In a new congressionally mandated report, DHS acknowledges the problems faced by critical industry sectors of overlap and duplication in cyber incident reporting.
In a new report, the Department of Homeland Security assessed more than 50 existing and proposed federal cybersecurity incident reporting requirements with an eye to ironing out duplicative, confusing and overlapping rules.
The document from the Cyber Incident Reporting Council at DHS highlights "challenges to harmonization of these requirements" and looks to develop a model reporting structure with common data elements for regulated companies.
The report, titled Harmonization of Cyber Incident Reporting to the Federal Government,was mandated under the Cyber Incident Reporting for Critical Infrastructure Act of 2022.
Current cyber reporting requirements are derived from a “patchwork” of regulations and laws, according to the report, which identifies “significant variation” of requirements across 16 critical infrastructure sectors. For example, in the financial services sector, the report identifies eight separate agencies with regulatory oversight that have cyber incident notification requirements.
The report notes that, "agencies with cyber incident reporting requirements typically have their own reporting mechanisms and methods for ingesting reports. As a result, reporting entities that are regulated by more than one agency are required to submit multiple reports while potentially managing and responding to an incident and its immediate impact."

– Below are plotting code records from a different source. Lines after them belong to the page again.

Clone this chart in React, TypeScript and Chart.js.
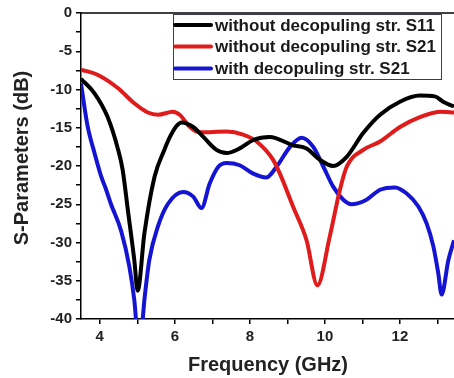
import React, { useEffect, useRef } from "react";
import { Chart, registerables } from "chart.js";

Chart.register(...registerables);

// Frequency sweep (GHz) and S-parameter magnitudes (dB)
const freqS11NoDec = [3.5, 3.86, 4.21, 4.48, 4.61, 4.75, 4.92, 5.01, 5.19, 5.46, 5.72, 5.87, 6.04, 6.18, 6.49, 6.76, 7.11, 7.38, 7.73, 8.09, 8.53, 9.15, 9.51, 9.87, 10.22, 10.58, 11.02, 11.47, 12.0, 12.53, 12.93, 13.15, 13.33, 13.44];
const s11NoDec = [-8.6, -10.5, -13.6, -17.7, -20.5, -25.8, -32.3, -36.3, -28.8, -21.4, -17.9, -16.2, -14.8, -14.3, -14.9, -16.2, -17.9, -18.3, -17.7, -16.6, -16.2, -17.3, -17.7, -19.2, -20.0, -18.8, -15.7, -13.3, -11.6, -10.8, -10.9, -11.6, -12.0, -12.2];

const freqS21NoDec = [3.5, 3.95, 4.48, 4.92, 5.28, 5.55, 5.95, 6.13, 6.4, 6.67, 7.38, 7.82, 8.18, 8.62, 8.8, 9.15, 9.51, 9.8, 10.13, 10.4, 10.58, 11.02, 11.47, 12.0, 12.53, 13.11, 13.44];
const s21NoDec = [-7.4, -8.1, -9.8, -11.8, -13.0, -13.3, -12.9, -13.3, -14.9, -15.6, -15.5, -15.9, -16.8, -19.2, -21.0, -25.3, -29.7, -35.6, -29.2, -23.1, -20.1, -17.9, -16.8, -14.9, -13.6, -12.9, -13.0];

const freqS21Dec = [3.5, 3.55, 3.68, 3.86, 4.04, 4.17, 4.3, 4.57, 4.79, 4.92, 5.05, 5.2, 5.32, 5.55, 5.81, 6.22, 6.49, 6.71, 6.93, 7.16, 7.38, 7.73, 8.09, 8.44, 8.71, 9.07, 9.38, 9.69, 9.96, 10.22, 10.49, 10.71, 11.11, 11.47, 11.87, 12.18, 12.49, 12.71, 12.89, 13.02, 13.11, 13.29, 13.44];
const s21Dec = [-9.2, -10.9, -14.9, -18.3, -21.4, -23.1, -25.0, -28.5, -33.2, -37.5, -44.0, -37.0, -32.3, -27.9, -25.0, -23.4, -24.0, -25.5, -22.3, -20.1, -19.6, -19.9, -21.0, -21.5, -20.1, -17.5, -16.3, -17.5, -20.1, -22.7, -24.4, -25.0, -24.4, -23.1, -22.8, -23.6, -25.3, -27.5, -30.5, -34.0, -36.8, -32.3, -29.7];

const seriesLabels = [
  "without decopuling str. S11",
  "without decopuling str. S21",
  "with decopuling str. S21",
];
const seriesColors = ["#000000", "#e01b1b", "#1414d2"];

const xTicks = [4, 5, 6, 7, 8, 9, 10, 11, 12, 13];
const xLabelTicks = [4, 6, 8, 10, 12];
const yTicks = [0, -2.5, -5, -7.5, -10, -12.5, -15, -17.5, -20, -22.5, -25, -27.5, -30, -32.5, -35, -37.5, -40];

const xTitle = "Frequency (GHz)";
const yTitle = "S-Parameters (dB)";

const FONT = "'Liberation Sans', Arial, sans-serif";

const toPoints = (xs: number[], ys: number[]) => xs.map((x, i) => ({ x, y: ys[i] }));

// Frame line on top, axis titles and the boxed legend inside the plot
const decorPlugin = {
  id: "decor",
  afterDraw(chart: any) {
    const { ctx, chartArea } = chart;
    ctx.save();
    ctx.strokeStyle = "#000";
    ctx.lineWidth = 1.5;
    ctx.beginPath();
    ctx.moveTo(chartArea.left, chartArea.top);
    ctx.lineTo(chartArea.right, chartArea.top);
    ctx.stroke();

    ctx.fillStyle = "#222";
    ctx.font = `bold 20px ${FONT}`;
    ctx.textAlign = "center";
    ctx.textBaseline = "middle";
    ctx.fillText(xTitle, 268, 365);
    ctx.save();
    ctx.translate(22, 158);
    ctx.rotate(-Math.PI / 2);
    ctx.fillText(yTitle, 0, 0);
    ctx.restore();

    // legend
    const bx = 173.5, by = 14.5, bw = 268, bh = 65;
    ctx.fillStyle = "#fff";
    ctx.fillRect(bx, by, bw, bh);
    ctx.strokeStyle = "#3a3a5a";
    ctx.lineWidth = 1;
    ctx.strokeRect(bx, by, bw, bh);
    const rows = [25, 46.5, 68.5];
    ctx.font = `bold 17px ${FONT}`;
    ctx.textAlign = "left";
    seriesLabels.forEach((lab, i) => {
      ctx.strokeStyle = seriesColors[i];
      ctx.lineWidth = 4;
      ctx.lineCap = "round";
      ctx.beginPath();
      ctx.moveTo(175, rows[i]);
      ctx.lineTo(211, rows[i]);
      ctx.stroke();
      ctx.fillStyle = "#1a1a1a";
      ctx.fillText(lab, 215, rows[i] + 1);
    });
    ctx.restore();
  },
};

export default function App() {
  const canvasRef = useRef<HTMLCanvasElement | null>(null);

  useEffect(() => {
    document.body.style.margin = "0";
    const canvas = canvasRef.current;
    if (!canvas) return;
    const datasets = [
      toPoints(freqS11NoDec, s11NoDec),
      toPoints(freqS21NoDec, s21NoDec),
      toPoints(freqS21Dec, s21Dec),
    ].map((data, i) => ({
      label: seriesLabels[i],
      data,
      borderColor: seriesColors[i],
      backgroundColor: seriesColors[i],
      borderWidth: 4,
      pointRadius: 0,
      cubicInterpolationMode: "monotone" as const,
      clip: 0,
    }));

    const chart = new Chart(canvas, {
      type: "line",
      data: { datasets },
      options: {
        animation: false,
        responsive: false,
        maintainAspectRatio: false,
        layout: { padding: { top: 13, right: 0, left: 0, bottom: 0 } },
        plugins: { legend: { display: false }, tooltip: { enabled: false } },
        scales: {
          x: {
            type: "linear",
            min: 3.5,
            max: 13.44,
            afterFit: (s: any) => {
              s.height = 59;
            },
            afterBuildTicks: (s: any) => {
              s.ticks = xTicks.map((v) => ({ value: v }));
            },
            grid: { display: true, drawOnChartArea: false, drawTicks: true, tickLength: 5, color: "#000", lineWidth: 1.5 },
            border: { display: true, color: "#000", width: 1.5 },
            ticks: {
              autoSkip: false,
              maxRotation: 0,
              padding: 4,
              color: "#222",
              font: { family: FONT, size: 15, weight: "bold" },
              callback: (v: any) => (xLabelTicks.includes(Number(v)) ? String(v) : ""),
            },
          },
          y: {
            type: "linear",
            min: -40,
            max: 0,
            afterFit: (s: any) => {
              s.width = 81;
            },
            afterBuildTicks: (s: any) => {
              s.ticks = yTicks.map((v) => ({ value: v }));
            },
            grid: { display: true, drawOnChartArea: false, drawTicks: true, tickLength: 5, color: "#000", lineWidth: 1.5 },
            border: { display: true, color: "#000", width: 1.5 },
            ticks: {
              autoSkip: false,
              padding: 4,
              color: "#222",
              font: { family: FONT, size: 15, weight: "bold" },
              callback: (v: any) => (Number(v) % 5 === 0 ? String(v) : ""),
            },
          },
        },
      },
      plugins: [decorPlugin],
    });
    return () => chart.destroy();
  }, []);

  return (
    <div style={{ width: 454, height: 378, position: "relative", background: "#fff" }}>
      <canvas ref={canvasRef} width={454} height={378} style={{ display: "block" }} />
    </div>
  );
}
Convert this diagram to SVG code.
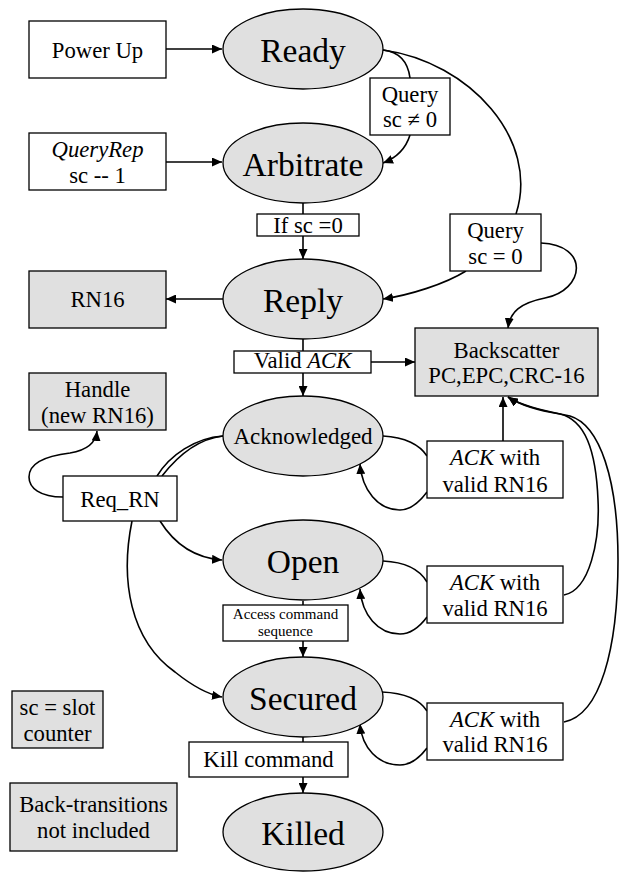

DHS developed eight concrete recommendations: adopting a model definition of reportable cyber incidents; developing reporting timelines and triggers; providing notifications for potentially-affected covered entities; evaluating the feasibility of implementing a cyber incident reporting model; streamlining the model and existing reporting mechanisms; incorporating supplemental upgrades and reviews; adopting common terminology across agencies; and increasing agency coordination.
DHS also supported legislative changes including removing statutory barriers to harmonization, funding for incident data sharing, and improving clarity around Freedom of Information Act disclosures related to cyber incidents. In the past, companies have expressed concern about trade secrets potentially being disclosed in FOIA returns to requesters.
“The efforts of the CIRC are at the beginning, not the end,” the report concludes.